-- start Provided entries --

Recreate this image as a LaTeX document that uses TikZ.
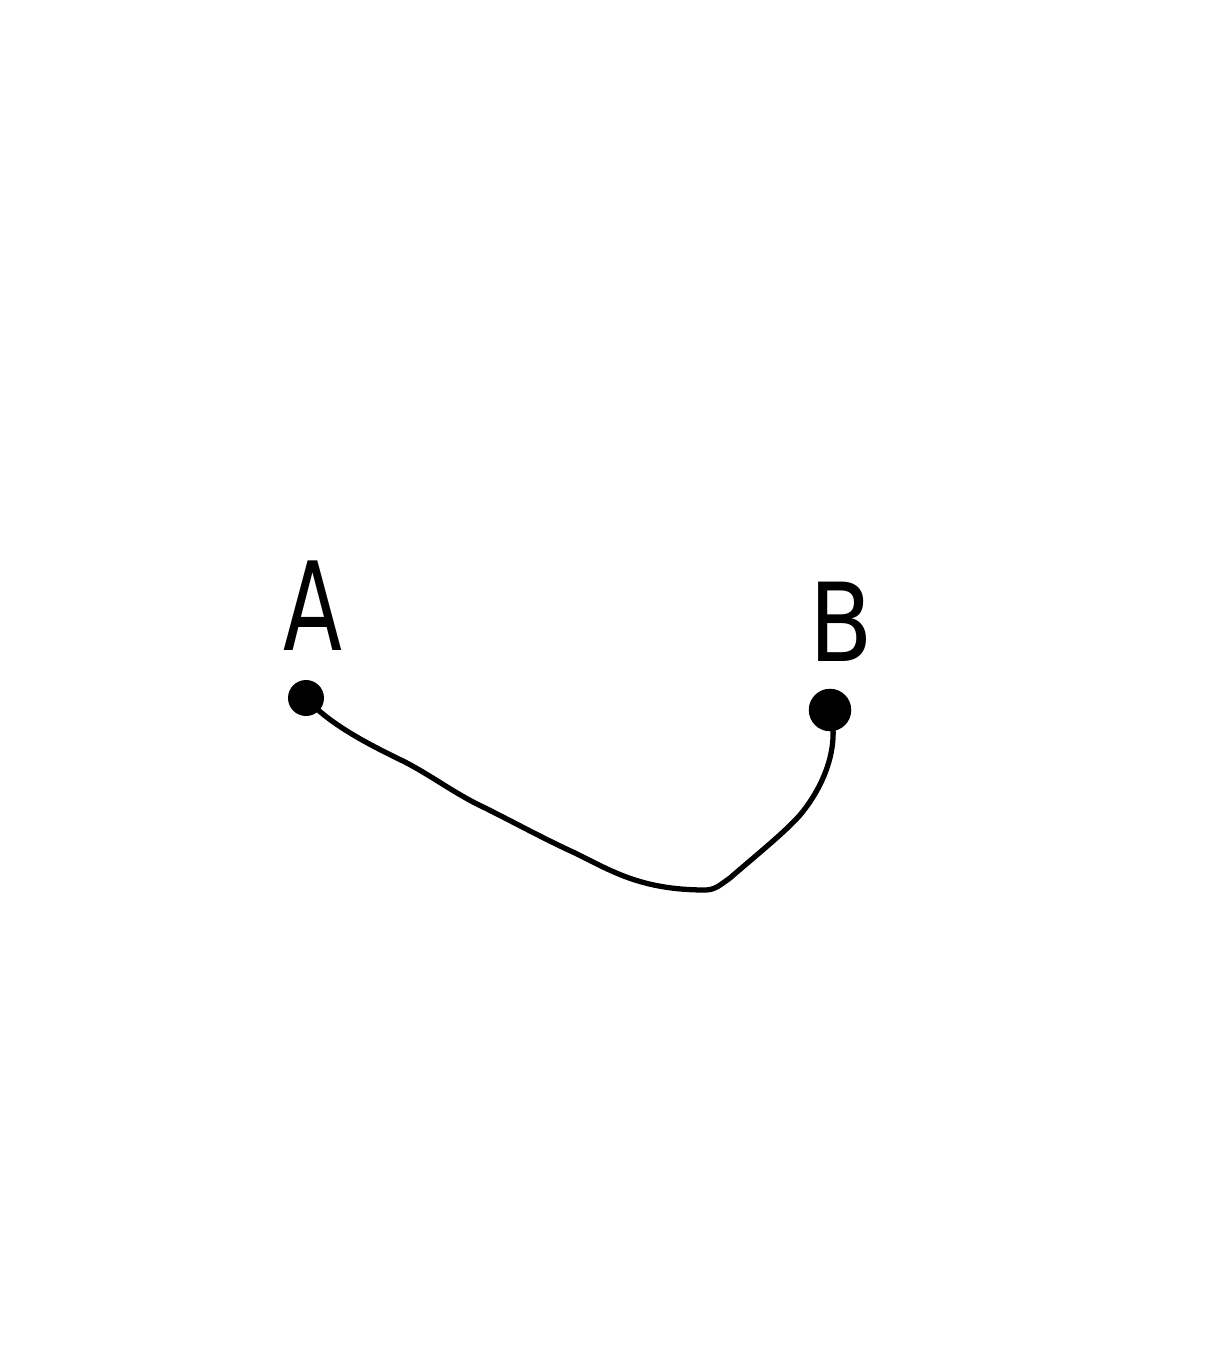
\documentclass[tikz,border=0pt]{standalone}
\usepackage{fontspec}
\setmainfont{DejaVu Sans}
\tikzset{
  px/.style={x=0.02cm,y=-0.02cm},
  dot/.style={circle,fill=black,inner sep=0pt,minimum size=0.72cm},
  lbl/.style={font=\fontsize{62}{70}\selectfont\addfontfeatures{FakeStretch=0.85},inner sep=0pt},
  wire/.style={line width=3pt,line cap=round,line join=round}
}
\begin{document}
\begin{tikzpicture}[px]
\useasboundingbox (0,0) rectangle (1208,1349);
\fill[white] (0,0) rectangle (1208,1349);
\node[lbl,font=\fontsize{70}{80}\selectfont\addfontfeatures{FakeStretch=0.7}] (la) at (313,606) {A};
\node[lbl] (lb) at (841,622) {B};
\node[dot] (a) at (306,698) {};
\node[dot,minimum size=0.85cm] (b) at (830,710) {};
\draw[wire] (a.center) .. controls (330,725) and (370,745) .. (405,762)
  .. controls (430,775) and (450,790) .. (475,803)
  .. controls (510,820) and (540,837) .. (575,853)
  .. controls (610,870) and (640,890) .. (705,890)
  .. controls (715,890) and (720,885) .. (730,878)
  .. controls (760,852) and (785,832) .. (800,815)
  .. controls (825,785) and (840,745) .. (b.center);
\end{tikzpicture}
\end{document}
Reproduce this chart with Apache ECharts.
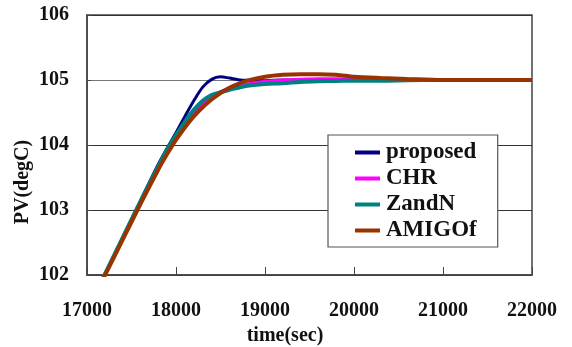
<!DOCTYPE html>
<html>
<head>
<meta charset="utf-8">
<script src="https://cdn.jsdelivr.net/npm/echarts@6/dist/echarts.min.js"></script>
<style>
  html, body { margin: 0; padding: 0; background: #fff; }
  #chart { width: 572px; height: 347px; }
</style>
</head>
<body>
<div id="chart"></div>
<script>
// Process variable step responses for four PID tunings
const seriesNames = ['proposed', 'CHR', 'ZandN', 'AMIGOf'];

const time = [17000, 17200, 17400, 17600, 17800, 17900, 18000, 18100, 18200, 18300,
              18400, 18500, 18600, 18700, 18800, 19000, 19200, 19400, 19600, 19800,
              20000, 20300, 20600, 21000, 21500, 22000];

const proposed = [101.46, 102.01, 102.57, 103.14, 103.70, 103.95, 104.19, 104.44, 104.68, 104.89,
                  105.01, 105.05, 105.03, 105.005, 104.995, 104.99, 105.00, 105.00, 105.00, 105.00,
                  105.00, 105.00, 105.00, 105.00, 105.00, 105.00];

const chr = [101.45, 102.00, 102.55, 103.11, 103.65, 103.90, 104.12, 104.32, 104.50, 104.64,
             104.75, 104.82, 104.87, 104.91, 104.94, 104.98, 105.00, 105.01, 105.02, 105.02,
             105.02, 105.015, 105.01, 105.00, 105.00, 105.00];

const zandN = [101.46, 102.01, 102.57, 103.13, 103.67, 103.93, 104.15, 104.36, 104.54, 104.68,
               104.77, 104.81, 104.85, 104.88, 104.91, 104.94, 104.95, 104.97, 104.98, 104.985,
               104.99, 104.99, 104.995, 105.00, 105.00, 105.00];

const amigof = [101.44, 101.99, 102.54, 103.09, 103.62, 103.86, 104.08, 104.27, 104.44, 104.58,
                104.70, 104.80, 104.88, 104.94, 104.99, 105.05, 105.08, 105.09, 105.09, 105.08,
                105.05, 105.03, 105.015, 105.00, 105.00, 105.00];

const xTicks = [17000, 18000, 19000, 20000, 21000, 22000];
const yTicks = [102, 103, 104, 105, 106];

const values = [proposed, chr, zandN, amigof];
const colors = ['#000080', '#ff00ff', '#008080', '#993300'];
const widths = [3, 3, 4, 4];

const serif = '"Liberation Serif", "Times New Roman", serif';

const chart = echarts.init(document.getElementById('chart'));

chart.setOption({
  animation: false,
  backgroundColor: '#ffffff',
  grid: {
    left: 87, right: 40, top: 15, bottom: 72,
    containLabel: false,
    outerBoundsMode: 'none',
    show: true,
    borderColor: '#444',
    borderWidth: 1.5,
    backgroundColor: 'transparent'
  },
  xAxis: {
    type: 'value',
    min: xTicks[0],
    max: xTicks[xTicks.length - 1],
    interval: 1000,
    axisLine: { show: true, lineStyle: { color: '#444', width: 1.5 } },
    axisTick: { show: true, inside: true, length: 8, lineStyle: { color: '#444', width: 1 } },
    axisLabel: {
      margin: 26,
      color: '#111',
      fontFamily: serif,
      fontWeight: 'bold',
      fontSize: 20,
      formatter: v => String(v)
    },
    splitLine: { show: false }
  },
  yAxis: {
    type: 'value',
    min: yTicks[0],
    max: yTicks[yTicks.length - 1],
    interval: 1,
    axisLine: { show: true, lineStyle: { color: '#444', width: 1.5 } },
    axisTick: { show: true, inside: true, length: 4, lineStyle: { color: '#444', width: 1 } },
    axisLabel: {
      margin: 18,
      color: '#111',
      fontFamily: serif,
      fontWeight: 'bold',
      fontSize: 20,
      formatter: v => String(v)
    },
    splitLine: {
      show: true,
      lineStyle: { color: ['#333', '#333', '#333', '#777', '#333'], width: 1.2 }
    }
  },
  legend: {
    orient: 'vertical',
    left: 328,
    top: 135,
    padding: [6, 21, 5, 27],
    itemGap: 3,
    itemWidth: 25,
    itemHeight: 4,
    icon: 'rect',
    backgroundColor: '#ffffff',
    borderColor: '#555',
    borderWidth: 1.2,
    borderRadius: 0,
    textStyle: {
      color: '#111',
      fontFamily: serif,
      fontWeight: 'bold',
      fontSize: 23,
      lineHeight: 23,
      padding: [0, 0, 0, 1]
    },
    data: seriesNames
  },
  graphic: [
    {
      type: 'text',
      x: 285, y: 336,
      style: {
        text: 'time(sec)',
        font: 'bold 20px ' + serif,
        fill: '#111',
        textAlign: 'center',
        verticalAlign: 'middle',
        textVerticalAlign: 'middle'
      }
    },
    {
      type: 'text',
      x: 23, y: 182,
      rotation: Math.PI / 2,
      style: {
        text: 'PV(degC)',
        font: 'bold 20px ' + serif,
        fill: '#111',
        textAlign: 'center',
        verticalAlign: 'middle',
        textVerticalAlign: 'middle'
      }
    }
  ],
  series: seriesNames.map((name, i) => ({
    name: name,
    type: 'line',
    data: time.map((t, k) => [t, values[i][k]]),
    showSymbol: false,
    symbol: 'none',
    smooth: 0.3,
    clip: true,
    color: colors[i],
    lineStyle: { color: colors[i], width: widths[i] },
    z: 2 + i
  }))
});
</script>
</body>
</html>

-- end Provided entries --

Written instruction = Say how many lines above hold the word "this", giving only the count.

Answer to the task = 2